Provided records
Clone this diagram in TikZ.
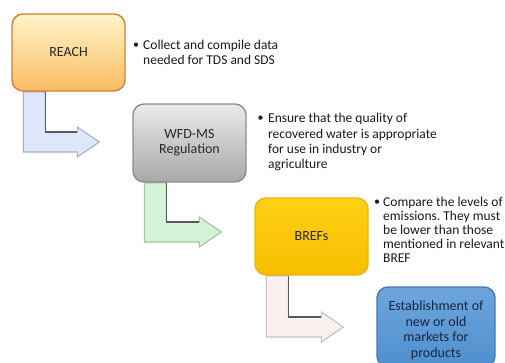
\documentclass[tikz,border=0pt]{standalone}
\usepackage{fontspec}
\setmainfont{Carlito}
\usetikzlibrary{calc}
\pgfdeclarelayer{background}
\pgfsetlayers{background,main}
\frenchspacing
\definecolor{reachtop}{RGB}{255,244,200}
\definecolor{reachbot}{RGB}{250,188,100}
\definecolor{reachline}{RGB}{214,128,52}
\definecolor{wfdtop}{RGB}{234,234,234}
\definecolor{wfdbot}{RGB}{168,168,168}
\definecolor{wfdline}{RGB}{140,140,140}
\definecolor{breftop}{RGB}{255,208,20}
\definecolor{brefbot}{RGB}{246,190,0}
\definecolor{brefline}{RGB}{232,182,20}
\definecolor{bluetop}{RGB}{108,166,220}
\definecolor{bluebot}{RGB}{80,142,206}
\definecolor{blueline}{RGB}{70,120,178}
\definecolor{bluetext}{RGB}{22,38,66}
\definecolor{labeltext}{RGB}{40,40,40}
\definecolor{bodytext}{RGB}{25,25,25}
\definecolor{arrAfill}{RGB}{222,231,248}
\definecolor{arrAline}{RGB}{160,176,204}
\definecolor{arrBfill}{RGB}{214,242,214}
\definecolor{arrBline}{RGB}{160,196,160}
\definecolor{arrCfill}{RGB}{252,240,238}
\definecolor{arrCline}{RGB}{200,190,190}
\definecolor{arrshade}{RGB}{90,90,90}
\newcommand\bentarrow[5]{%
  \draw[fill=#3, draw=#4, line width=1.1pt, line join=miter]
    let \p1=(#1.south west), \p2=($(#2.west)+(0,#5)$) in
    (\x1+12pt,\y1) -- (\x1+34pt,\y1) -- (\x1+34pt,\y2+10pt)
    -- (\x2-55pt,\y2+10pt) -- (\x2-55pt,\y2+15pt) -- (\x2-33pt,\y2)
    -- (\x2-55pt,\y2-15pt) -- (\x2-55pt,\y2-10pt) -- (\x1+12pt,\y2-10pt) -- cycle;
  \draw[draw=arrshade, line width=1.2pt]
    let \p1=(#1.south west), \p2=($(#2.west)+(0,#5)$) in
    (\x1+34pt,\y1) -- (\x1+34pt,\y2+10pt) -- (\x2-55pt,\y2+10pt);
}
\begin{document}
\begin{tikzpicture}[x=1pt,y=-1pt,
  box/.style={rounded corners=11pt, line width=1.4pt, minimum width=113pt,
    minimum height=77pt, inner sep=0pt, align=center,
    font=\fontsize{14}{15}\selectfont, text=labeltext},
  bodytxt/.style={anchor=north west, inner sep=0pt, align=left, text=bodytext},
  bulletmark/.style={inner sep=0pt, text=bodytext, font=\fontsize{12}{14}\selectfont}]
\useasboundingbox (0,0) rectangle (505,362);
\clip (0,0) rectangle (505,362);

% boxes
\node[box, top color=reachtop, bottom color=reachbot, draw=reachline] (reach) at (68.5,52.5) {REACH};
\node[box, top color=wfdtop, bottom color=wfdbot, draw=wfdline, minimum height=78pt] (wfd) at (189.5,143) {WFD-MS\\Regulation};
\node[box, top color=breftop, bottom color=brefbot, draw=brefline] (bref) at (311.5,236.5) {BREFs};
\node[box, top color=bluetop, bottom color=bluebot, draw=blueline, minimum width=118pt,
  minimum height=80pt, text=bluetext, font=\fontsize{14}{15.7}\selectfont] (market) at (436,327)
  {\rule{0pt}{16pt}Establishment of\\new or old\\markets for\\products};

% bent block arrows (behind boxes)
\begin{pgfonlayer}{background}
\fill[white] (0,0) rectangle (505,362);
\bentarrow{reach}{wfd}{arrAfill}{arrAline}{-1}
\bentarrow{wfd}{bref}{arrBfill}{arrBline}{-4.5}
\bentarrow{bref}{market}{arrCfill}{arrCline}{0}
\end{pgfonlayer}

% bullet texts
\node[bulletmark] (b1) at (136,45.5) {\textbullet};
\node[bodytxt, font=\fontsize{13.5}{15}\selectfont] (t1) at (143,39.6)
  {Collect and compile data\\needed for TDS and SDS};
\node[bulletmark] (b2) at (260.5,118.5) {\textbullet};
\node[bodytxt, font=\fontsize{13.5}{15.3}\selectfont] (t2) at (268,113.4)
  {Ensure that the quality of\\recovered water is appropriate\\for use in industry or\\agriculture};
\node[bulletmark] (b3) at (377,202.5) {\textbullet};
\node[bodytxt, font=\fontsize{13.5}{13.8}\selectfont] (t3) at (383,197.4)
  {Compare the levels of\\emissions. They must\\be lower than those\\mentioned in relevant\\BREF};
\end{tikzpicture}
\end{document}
* * *
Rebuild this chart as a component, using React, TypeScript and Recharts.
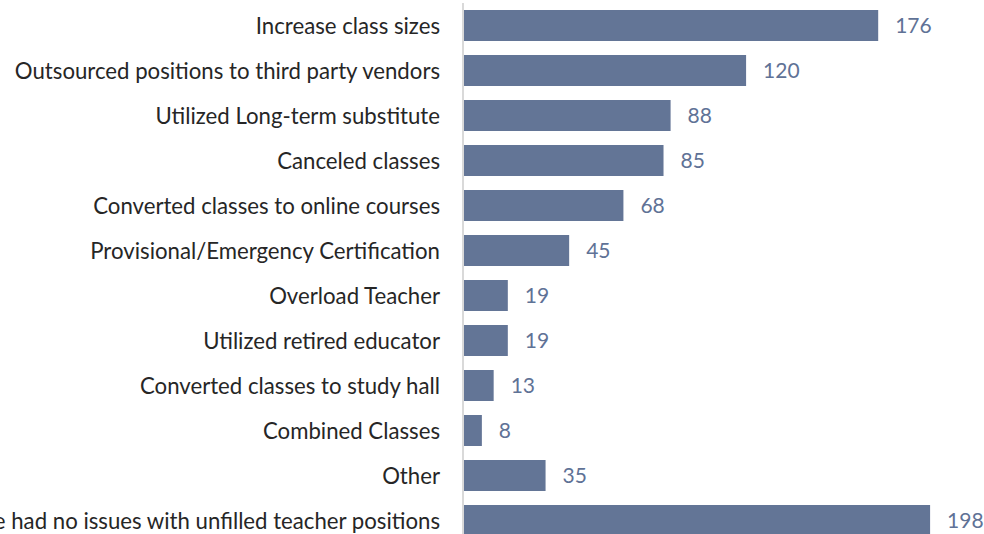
==
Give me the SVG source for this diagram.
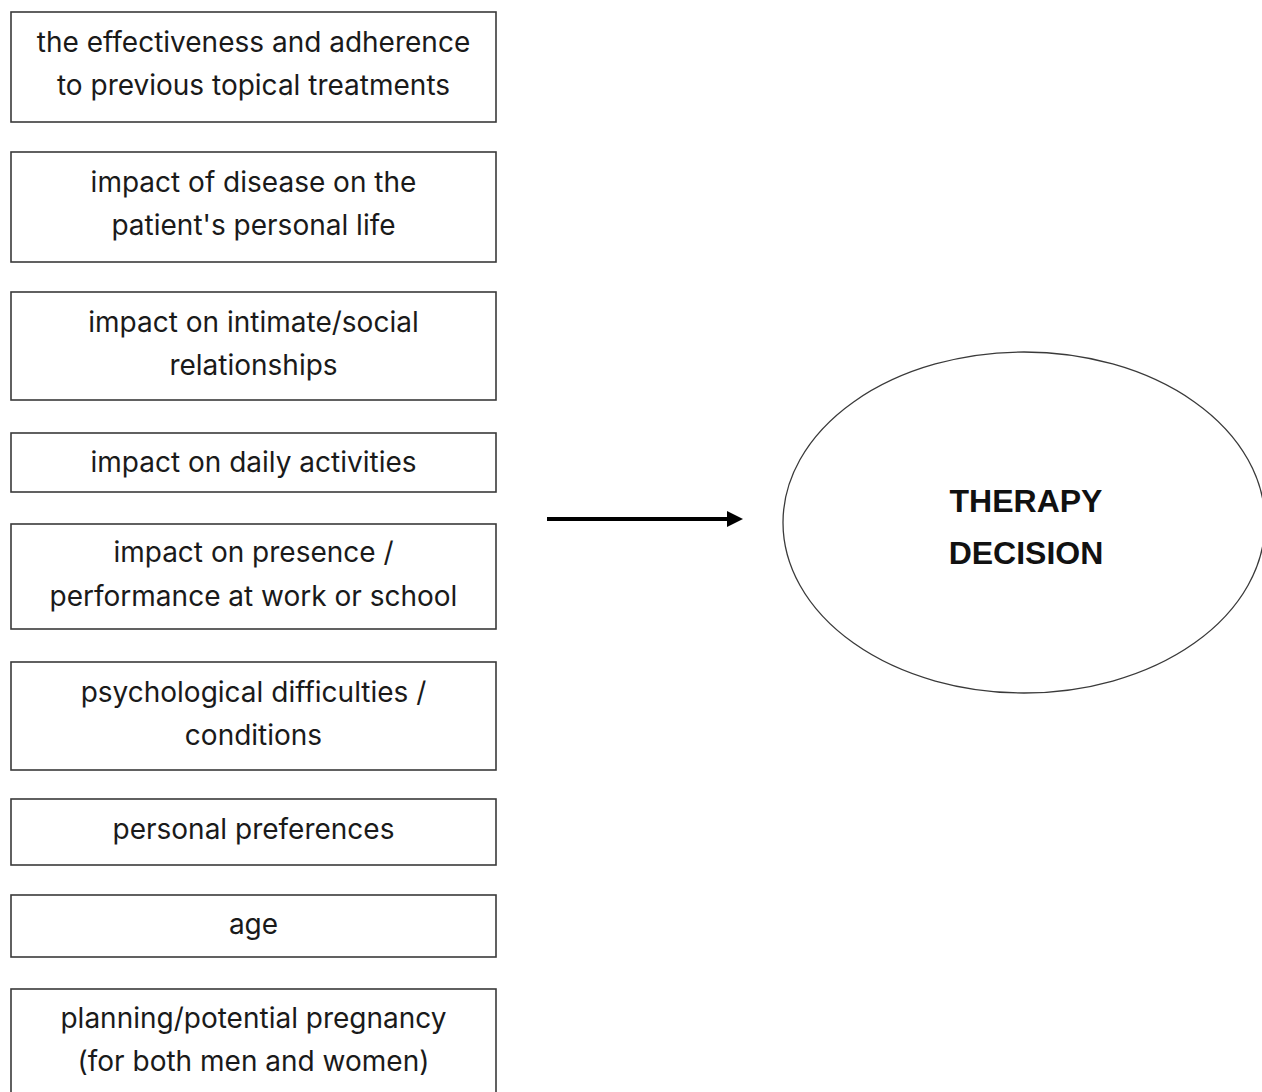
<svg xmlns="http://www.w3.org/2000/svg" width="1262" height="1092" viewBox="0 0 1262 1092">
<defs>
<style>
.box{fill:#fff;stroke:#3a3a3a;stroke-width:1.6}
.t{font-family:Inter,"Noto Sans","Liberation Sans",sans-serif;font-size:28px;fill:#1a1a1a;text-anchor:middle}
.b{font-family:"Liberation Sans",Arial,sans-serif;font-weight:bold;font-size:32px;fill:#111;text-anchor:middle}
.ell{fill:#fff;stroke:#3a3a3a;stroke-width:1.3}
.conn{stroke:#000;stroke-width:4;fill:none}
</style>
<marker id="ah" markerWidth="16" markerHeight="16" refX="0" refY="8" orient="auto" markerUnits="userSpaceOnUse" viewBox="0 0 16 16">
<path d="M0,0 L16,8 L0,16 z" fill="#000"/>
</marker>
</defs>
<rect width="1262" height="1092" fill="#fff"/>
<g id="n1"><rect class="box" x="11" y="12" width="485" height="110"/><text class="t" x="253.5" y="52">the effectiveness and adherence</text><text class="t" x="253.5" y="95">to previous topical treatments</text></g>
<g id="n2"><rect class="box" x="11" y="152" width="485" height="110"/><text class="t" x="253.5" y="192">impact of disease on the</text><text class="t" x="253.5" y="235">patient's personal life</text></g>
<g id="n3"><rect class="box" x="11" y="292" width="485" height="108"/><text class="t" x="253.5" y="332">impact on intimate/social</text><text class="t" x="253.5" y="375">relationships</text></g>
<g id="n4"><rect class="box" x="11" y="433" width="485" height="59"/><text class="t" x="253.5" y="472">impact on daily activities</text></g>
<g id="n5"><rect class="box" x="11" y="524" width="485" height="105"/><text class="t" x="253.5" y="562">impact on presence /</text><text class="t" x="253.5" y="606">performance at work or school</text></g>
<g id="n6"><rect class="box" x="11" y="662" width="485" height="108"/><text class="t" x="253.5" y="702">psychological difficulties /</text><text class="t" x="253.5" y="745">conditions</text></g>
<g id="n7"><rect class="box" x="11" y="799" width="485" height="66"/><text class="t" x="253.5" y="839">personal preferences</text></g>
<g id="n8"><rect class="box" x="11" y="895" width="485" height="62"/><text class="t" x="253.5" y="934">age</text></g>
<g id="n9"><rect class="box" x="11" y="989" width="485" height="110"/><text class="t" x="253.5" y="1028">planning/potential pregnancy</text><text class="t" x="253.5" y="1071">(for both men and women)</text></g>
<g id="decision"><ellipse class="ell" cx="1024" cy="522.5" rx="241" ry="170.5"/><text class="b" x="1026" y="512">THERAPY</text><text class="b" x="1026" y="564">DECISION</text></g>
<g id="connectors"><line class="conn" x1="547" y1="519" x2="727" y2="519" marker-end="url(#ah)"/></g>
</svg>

Written instruction
Gather each line of the listing containing the word "this" and show it.

Exercise output
Clone this diagram in TikZ.
Rebuild this chart as a component, using React, TypeScript and Recharts.
Give me the SVG source for this diagram.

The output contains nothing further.